Selçuk Üniversitesi Edebiyat Fakültesi Dergisi (Jan 2011)
MEHMET AKİF VE SULTAN II. ABDÜLHAMİT / MEHMET AKIF AND SULTAN ABDULHAMIT II
Abstract
Yaklaşık otuz üç yıllık saltanatı süresinde, Sultan Abdülhamit’in yönetimi altında yaşayan aydınların çoğu gibi, Mehmet Akif’in de II. Abdülhamit’e karşı olduğunu görüyoruz. İlk bakışta İslamcı bir şairin, İslamcılık düşüncesini benimseyerek iç ve dış siyasette bir sistem halinde geliştirip, teşkilatlandıran Abdülhamit’e karşı olması başta bir çelişki gibi görülebilir.
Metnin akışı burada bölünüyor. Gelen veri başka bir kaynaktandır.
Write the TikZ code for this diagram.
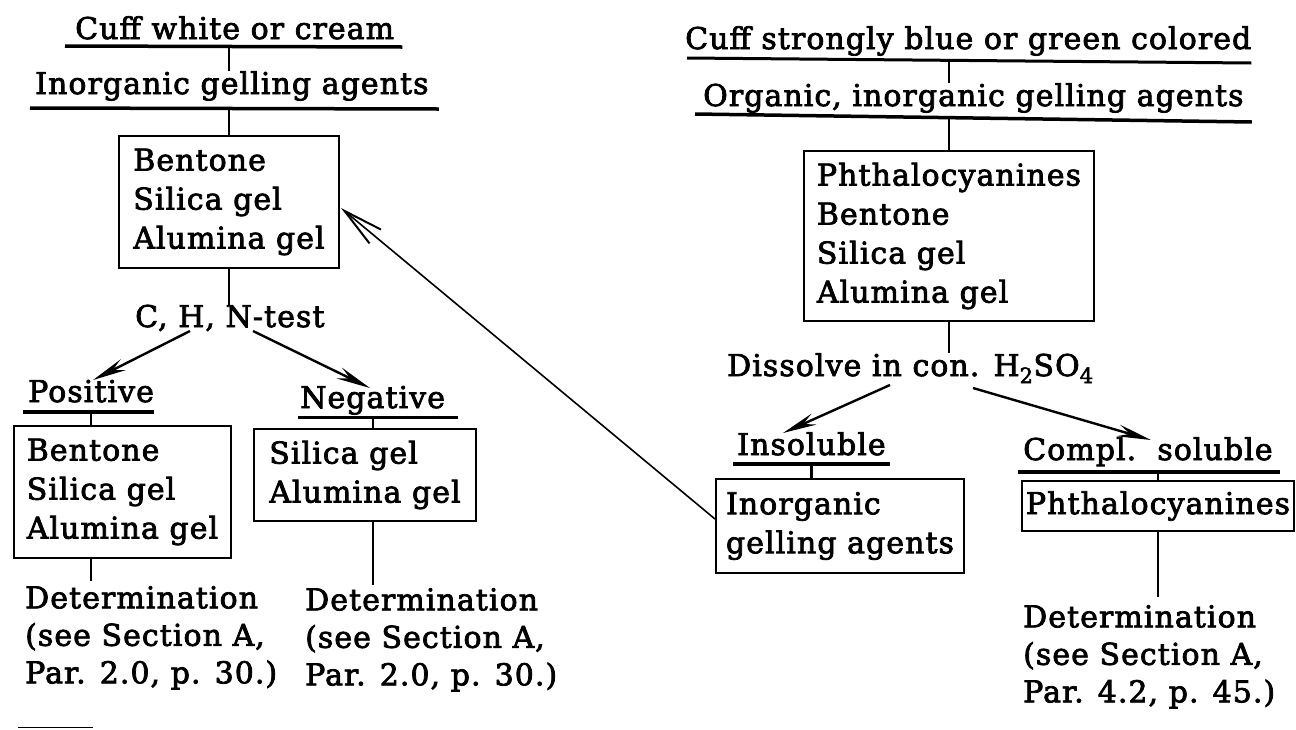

Ancak II. Abdülhamit’in yönetimi altında İslamcı aydınların da düşüncelerini rahatça söyleyemedikleri, takibata uğradıkları, yayın yapamadıkları düşünülecek olursa Mehmet Akif’in muhalefetinin doğal olduğu anlaşılır.Mehmet Akif’in yetiştiği, bilhassa Safahat’ının birinci kitabının yayınlandığı zaman dilimi, hemen hemen her aydının toplumsal sorunlar ve dolayısıyla politika ile az veya çok ilgilendiği bir devredir. Döneme baktığımızda, 1908 Meşrutiyet hareketinden önce hiçbir zaman toplumumuz ve insanımız siyasetle bu tarihten sonraki kadar meşgul olmuş, politikayla bu kadar iç içe geçmiş değildir.Mehmet Akif’in 1908’den sonraki hayatı, milletimizin, İslâm âleminin ve hatta bütün Doğu dünyasının Batı emperyalizmine karşı varlık mücadelesi ile iç içe geçmiştir. Sultan Abdülhamit’e karşı olmak, istibdattan nefret etmek, onun hakikati görmesine engel olmamış; halkı, vatanı ve insanlık için mücadele etmesinin önüne geçmemiştir.